Data visualization of system events and metrics is a wonderful thing for SecOps teams, but often leaves development and business stakeholders out of the issue remediation and continuous improvement loop.
Furthermore, operational metrics alone have a growing blind spot when it comes to the expected customer experience of modern applications.
Transparency Requirements for Complex Applications
No serious application lives in isolation anymore. Today’s highly distributed systems are moving workloads out of monoliths and centralized app servers, to take advantage of hybrid architectures that may encompass hundreds or thousands of disparately located microservices and API calls.
In addition, DevOps automation allows organizations to drive more code changes and deploy configurations into elastic cloud architectures faster. With delivery pipelines moving at breakneck speed to meet customer demand, maintaining observability in an actionable form is harder than ever.

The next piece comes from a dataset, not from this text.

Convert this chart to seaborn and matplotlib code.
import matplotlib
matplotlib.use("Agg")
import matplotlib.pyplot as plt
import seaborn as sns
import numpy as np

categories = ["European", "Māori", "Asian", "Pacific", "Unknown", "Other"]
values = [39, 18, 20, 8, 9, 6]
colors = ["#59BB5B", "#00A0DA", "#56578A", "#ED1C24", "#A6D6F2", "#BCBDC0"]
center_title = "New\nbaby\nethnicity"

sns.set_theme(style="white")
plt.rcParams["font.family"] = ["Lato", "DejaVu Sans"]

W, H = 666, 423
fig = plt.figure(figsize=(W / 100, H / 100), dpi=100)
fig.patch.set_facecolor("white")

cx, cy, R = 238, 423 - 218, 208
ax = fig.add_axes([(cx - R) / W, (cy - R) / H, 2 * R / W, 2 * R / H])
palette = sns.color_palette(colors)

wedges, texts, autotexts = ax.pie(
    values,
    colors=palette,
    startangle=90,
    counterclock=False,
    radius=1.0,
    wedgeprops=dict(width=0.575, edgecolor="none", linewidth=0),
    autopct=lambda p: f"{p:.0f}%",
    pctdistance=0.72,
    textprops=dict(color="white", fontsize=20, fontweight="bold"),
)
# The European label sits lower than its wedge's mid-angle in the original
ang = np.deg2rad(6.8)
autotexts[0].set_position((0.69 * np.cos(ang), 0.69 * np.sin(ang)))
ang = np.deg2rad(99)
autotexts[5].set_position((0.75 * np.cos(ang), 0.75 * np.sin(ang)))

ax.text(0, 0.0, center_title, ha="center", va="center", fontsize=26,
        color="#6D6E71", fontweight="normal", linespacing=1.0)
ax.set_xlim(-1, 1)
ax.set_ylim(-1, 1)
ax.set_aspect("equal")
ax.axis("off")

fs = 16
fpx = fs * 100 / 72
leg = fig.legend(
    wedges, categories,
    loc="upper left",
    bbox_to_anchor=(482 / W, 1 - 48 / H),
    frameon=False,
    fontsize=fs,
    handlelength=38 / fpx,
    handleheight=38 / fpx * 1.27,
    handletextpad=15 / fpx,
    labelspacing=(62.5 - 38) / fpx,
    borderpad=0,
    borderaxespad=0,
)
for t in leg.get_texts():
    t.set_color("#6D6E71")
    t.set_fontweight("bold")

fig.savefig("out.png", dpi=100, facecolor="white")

One bright spot? Open source metrics from tools like Grafana and Prometheus and standards initiatives like OpenTelemetry provide the capability to better consume and collate incoming application data (events, alerts, metrics, traces) from a constellation of such heterogeneous servers and services.
With the cooperation of a global developer and vendor community, any telemetry data source worth gathering will be adapted for use in observability. But what to make of all this data?
All stakeholders need a current view of the entire environment — not just for critical alerts into system-level issues, but also to understand the changes and trends happening across the broader application estate. All with clear enough visuals to convey business and operational reality in real-time, because anything less will impact reaction time.
The Power of Visualization Across an Application Estate
The most familiar IT data visualizations are rather Ops-focused and granular — showing views for the consumption of data storage or network bandwidth, or the utilization of sets of servers or VMs running in a data center, or the status of instances or containers running in a company’s cloud account.
New Relic recently showed me their New Relic Explorer platform, which can zoom out to provide a more global data visualization across multiple applications and services.
The big picture here? This high-density view discovers and encompasses any and all entities relevant to the business stakeholder’s extended application suite. Each of the little “hexes” shown here may be an on-premises app, an external service, or even a workload running on serverless architectures.
The user can quickly see how the green hexes are reporting normal status, and that the red hexes represent some type of alert. Click on any hex to start drilling down into detailed metrics and root causes.
Some discovered entities shown as gray hexes may either be dormant systems or simply not actively reporting yet — in which case the owner of that service could be asked to release the capacity allocation or better instrument it as a telemetry data source.
While this interface provides a powerful global status view, it may not provide the sensory feedback our human minds seek to solve when considering usage trends and spotting emerging risks over time.
Application stakeholders can literally “connect the dots” for observability by visualizing the relative changes in utilization, or the delta on any other significant metric over a range of time, using this interesting New Relic “bubble” view in New Relic Explorer.
The rate of relative change between these bubbles — including all related services and system entities in this adjacent view — provides the user with better visual context into the most significant trends that could impact customer experience.
The natural benefits to observability include fewer failures and faster issue resolution times. But when data visualizations go beyond typical charts and graphs, IT and business stakeholders can spot emerging opportunities for service improvement they weren’t even looking for.
The Intellyx Take
Data visualization forms a critical bridge between observability and human action. The value of observability is ultimately governed by the ability of both IT and business stakeholders to perceive, interpret, and take appropriate action upon a flood of data to predict potential problems and remediate failures across the entire application estate — as early as possible.
Fortunately, the complexity of keeping up with the tsunami of data emerging from today’s rapidly changing, highly distributed hybrid applications can be turned into a net advantage. The more telemetry data you sample across an entire application estate, the better fidelity data visualization can provide for clarifying exceptions from the norm, or spotting emergent patterns.
Intuitive interfaces to observability don’t just maximize application uptime and IT operational efficiency for the systems you own, they can generate a broader impact across the extended application estate for development success and business performance.